Not that there’s anything wrong with potlucks; in fact, it wouldn’t be a bad idea for the Tea Party folks to start planning to have them after the town halls. Save some money on takeout that way. Of course, given the number of people who show up to the town halls it’d probably make sense to split them up into multiple potlucks, but that’s a logistical issue.
If you want the OfA’s problem in a nutshell, it’s found in this paragraph:
Mitch Stewart, the executive director of Organizing for America who worked as the field director in the Iowa caucuses before running the Virginia operation in the general election, said there was no expectation that every supporter would remain active. Mr. Stewart said the group had chosen not to flood into meetings of Republican members of Congress, but rather to combat what they described as misinformation about the president’s health care plans.
…said problem being that they have to spout off nonsense like this. First off, yes, actually, the expectation was that the President was going to be able to use his email list to mobilize his supporters. It’s just that this was a joke by April: they couldn’t organize house parties to generate popular support for the ‘stimulus’ and they couldn’t get more than a few percentage points of their email list to sign a petition supporting the Democrats’ budget monstrosity.
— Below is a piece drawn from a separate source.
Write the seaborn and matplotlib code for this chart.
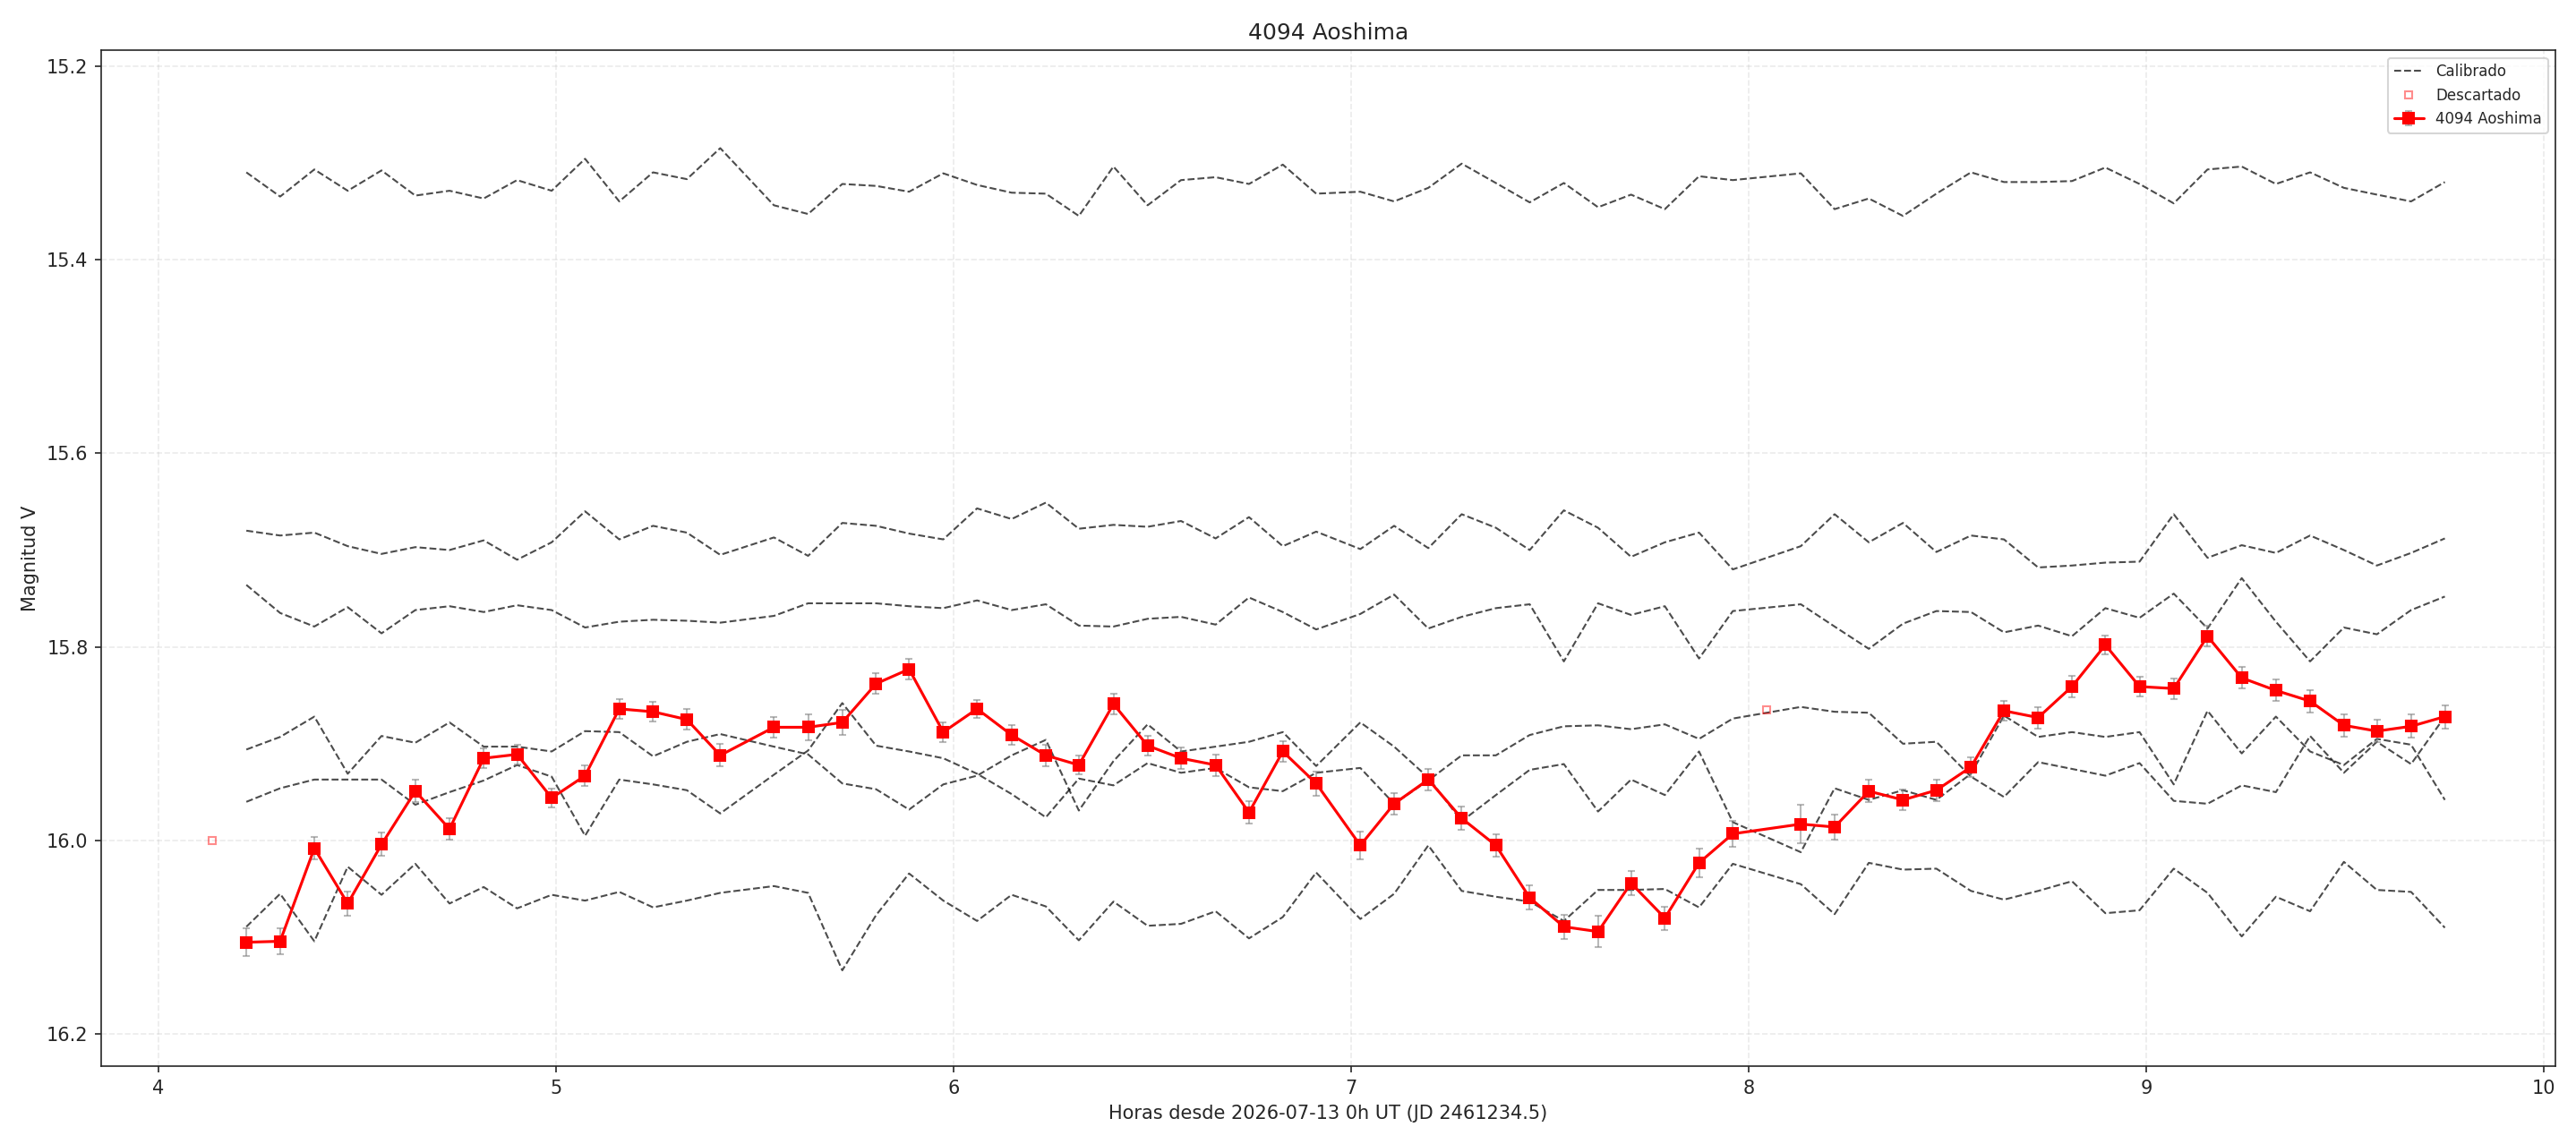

Couple this ex post facto lowering of expectations with having to make a virtue of necessity. As this report shows, OfA is actively trying to pack town halls for at-risk Democrats; and even occasionally succeeding, when they have the right combination of venue, timing, and luck. But if they’re not going to Republican town halls, I think it’s fair for an impartial observer to conclude that perhaps it’s not because OfA doesn’t want to; it’s because they don’t think that it’ll generally work. And as for ‘combating misinformation’… well. I suppose that it’s a more self-flattering term than ‘reflexively supporting your faction.’
But, again: potluck dinners sound like a great idea. Much 0bliged.
Moe Lane
PS: What’s ironic, of course, is that the President actually achieved one of his campaign objectives here: he’s created a national coalition of grassroots activists that are organized and ready to participate in the democratic process at the community level. It’s just that they’re opposing him – and at this point, they’re doing it in places like San Francisco.
San Francisco.
Crossposted to RedState.
Funny. We have 10 times that number for church dinner at a little country church. Their grass roots may be a little shallow.